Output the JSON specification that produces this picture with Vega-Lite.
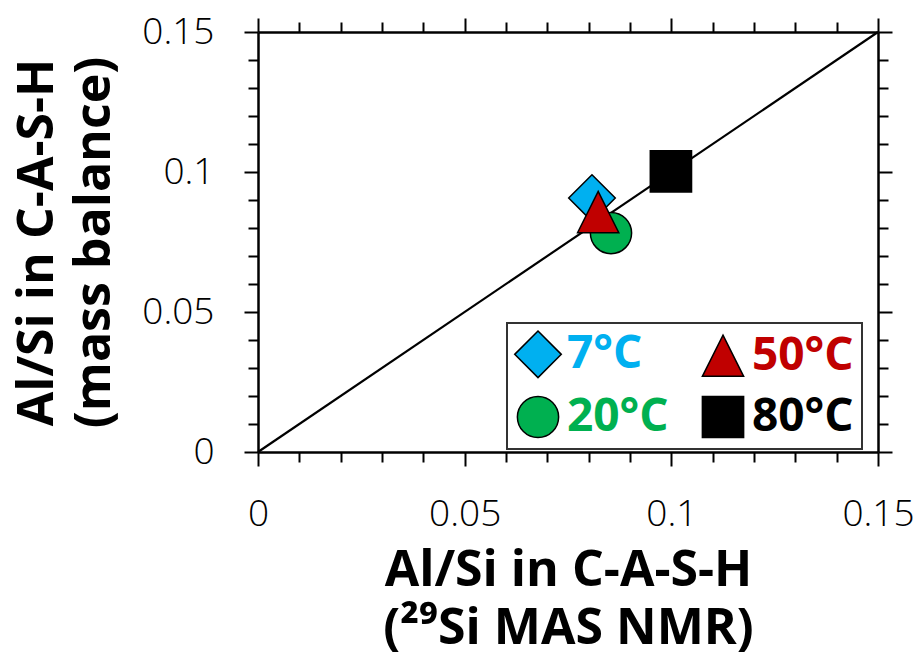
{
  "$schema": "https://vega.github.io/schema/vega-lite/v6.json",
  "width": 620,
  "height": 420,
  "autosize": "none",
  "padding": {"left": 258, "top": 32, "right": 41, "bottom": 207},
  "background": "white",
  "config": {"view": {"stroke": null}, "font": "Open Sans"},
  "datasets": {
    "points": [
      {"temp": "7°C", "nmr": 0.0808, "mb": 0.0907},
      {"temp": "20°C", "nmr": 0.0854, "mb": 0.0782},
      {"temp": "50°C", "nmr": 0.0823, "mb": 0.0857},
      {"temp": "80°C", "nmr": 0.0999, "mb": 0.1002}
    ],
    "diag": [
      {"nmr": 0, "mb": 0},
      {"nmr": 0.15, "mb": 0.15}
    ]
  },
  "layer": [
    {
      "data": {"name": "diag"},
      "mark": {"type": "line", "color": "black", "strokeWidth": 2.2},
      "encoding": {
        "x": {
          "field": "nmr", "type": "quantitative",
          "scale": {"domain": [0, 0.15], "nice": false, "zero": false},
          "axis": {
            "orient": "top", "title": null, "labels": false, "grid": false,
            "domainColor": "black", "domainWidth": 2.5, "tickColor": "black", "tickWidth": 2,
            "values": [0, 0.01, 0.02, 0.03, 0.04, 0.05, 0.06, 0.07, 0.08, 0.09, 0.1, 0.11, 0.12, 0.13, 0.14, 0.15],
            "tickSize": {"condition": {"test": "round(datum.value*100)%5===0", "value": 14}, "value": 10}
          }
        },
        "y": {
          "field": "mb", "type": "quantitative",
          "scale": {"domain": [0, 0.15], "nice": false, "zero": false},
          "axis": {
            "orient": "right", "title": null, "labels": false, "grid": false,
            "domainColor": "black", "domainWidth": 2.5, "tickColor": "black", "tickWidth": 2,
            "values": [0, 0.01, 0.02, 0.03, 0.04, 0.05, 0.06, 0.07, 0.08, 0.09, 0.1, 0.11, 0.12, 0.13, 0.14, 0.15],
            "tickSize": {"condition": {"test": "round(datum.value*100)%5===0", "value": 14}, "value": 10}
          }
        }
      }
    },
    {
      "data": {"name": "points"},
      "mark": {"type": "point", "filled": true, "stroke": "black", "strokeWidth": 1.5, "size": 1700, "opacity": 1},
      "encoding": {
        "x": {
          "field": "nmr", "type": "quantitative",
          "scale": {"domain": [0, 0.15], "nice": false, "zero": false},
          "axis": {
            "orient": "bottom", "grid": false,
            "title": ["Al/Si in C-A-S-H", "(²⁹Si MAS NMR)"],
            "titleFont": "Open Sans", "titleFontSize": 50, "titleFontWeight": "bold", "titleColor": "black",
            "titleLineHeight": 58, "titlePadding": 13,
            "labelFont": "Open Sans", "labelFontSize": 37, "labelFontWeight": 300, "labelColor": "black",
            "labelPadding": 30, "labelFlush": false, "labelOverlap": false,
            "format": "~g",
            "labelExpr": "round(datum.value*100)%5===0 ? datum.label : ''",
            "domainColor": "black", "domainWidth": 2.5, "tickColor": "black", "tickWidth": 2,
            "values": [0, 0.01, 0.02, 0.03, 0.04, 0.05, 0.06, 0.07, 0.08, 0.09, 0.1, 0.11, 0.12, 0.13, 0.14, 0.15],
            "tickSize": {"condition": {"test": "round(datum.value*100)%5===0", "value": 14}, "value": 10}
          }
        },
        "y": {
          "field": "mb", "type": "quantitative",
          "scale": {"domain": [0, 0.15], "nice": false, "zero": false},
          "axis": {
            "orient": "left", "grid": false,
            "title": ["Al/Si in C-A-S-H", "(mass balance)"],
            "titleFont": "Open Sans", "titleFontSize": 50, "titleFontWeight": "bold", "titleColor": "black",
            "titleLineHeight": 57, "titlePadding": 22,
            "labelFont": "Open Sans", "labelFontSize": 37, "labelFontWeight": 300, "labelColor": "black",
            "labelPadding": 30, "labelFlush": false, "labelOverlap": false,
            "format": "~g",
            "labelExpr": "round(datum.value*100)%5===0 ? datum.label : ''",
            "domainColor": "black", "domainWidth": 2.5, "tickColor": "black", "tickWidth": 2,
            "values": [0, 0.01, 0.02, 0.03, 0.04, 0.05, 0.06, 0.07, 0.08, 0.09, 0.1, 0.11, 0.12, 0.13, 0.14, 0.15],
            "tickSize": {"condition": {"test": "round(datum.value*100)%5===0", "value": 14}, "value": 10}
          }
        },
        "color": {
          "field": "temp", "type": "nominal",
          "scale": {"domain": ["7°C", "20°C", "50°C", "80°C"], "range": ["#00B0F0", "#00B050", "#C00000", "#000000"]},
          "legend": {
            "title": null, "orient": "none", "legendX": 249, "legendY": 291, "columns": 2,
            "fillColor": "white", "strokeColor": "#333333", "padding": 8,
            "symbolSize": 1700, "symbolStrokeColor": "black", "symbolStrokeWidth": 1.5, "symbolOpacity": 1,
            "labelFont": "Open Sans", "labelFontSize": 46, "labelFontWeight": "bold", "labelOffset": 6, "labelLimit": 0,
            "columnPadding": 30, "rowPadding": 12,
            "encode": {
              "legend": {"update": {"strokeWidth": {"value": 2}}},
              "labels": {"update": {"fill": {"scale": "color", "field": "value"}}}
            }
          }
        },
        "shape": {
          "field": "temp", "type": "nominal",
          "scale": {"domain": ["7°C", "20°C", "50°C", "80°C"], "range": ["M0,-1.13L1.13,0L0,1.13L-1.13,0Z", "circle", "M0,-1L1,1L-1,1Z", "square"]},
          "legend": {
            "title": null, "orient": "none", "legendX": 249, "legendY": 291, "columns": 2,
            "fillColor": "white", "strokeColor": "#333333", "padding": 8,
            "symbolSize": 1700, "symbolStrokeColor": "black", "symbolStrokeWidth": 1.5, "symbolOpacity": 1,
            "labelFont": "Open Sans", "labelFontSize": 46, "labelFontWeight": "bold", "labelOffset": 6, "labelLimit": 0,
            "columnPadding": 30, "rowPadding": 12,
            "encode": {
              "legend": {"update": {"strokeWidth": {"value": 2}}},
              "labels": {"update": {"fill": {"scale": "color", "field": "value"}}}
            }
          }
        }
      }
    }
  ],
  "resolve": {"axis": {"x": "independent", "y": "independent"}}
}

--

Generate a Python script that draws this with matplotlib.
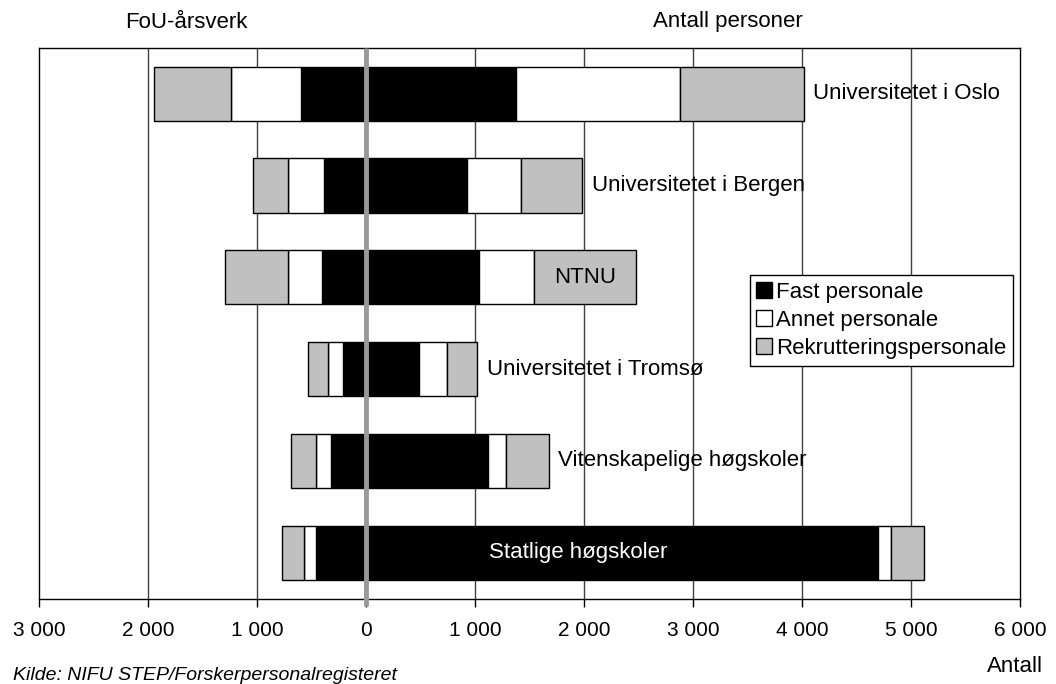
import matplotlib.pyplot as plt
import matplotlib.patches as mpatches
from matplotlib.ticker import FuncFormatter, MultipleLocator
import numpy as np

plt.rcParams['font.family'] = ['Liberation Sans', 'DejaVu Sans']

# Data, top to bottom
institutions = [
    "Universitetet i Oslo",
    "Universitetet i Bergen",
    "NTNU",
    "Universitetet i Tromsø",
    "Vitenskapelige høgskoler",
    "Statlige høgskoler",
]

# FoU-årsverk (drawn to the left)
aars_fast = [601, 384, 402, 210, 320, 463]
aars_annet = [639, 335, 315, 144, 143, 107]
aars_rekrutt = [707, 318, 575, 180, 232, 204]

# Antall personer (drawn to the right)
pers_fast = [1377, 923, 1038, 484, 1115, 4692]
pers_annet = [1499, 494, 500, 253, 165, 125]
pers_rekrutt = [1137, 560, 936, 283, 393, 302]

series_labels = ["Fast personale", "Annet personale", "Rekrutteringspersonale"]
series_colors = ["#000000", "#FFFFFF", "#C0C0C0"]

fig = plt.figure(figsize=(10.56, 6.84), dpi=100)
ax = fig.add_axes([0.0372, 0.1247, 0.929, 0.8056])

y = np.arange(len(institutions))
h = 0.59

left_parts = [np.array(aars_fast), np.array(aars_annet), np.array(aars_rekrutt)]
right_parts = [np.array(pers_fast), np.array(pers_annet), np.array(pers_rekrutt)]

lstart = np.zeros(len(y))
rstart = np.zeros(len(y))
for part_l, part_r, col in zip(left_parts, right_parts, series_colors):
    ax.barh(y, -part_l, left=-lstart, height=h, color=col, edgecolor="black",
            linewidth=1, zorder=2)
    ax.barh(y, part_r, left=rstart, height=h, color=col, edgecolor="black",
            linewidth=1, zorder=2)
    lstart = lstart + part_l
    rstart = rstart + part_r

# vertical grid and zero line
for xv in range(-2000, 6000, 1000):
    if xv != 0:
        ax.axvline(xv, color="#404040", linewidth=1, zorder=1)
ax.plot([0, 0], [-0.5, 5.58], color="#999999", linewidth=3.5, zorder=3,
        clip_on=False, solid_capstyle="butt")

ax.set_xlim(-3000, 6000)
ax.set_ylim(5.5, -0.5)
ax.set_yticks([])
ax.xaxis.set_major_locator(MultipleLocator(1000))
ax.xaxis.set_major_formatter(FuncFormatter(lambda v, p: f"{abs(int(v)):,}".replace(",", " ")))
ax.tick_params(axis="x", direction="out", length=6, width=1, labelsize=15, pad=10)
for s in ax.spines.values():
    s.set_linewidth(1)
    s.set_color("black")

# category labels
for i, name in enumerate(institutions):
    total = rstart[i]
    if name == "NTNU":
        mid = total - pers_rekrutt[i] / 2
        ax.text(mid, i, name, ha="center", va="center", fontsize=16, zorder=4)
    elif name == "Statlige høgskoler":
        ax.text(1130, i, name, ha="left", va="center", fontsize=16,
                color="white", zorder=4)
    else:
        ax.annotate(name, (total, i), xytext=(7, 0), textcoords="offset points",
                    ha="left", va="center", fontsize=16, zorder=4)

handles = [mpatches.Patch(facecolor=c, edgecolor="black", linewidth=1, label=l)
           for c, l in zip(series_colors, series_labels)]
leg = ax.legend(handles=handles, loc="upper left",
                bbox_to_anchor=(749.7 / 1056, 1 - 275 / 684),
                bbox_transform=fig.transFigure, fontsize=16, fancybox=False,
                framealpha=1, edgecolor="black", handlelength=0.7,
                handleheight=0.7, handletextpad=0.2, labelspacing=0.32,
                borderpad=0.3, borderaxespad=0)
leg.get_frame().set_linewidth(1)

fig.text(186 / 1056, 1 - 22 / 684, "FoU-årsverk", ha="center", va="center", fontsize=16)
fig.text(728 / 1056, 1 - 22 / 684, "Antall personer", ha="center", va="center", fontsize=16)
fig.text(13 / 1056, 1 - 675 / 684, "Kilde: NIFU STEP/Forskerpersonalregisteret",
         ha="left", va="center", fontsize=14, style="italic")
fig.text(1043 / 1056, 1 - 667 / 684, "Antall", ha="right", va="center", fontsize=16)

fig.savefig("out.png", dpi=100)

### Given problem
Scan the material for lines with the word "that", and copy each line you find.

### Solution to this task
Output the JSON specification that produces this picture with Vega-Lite.
Generate a Python script that draws this with matplotlib.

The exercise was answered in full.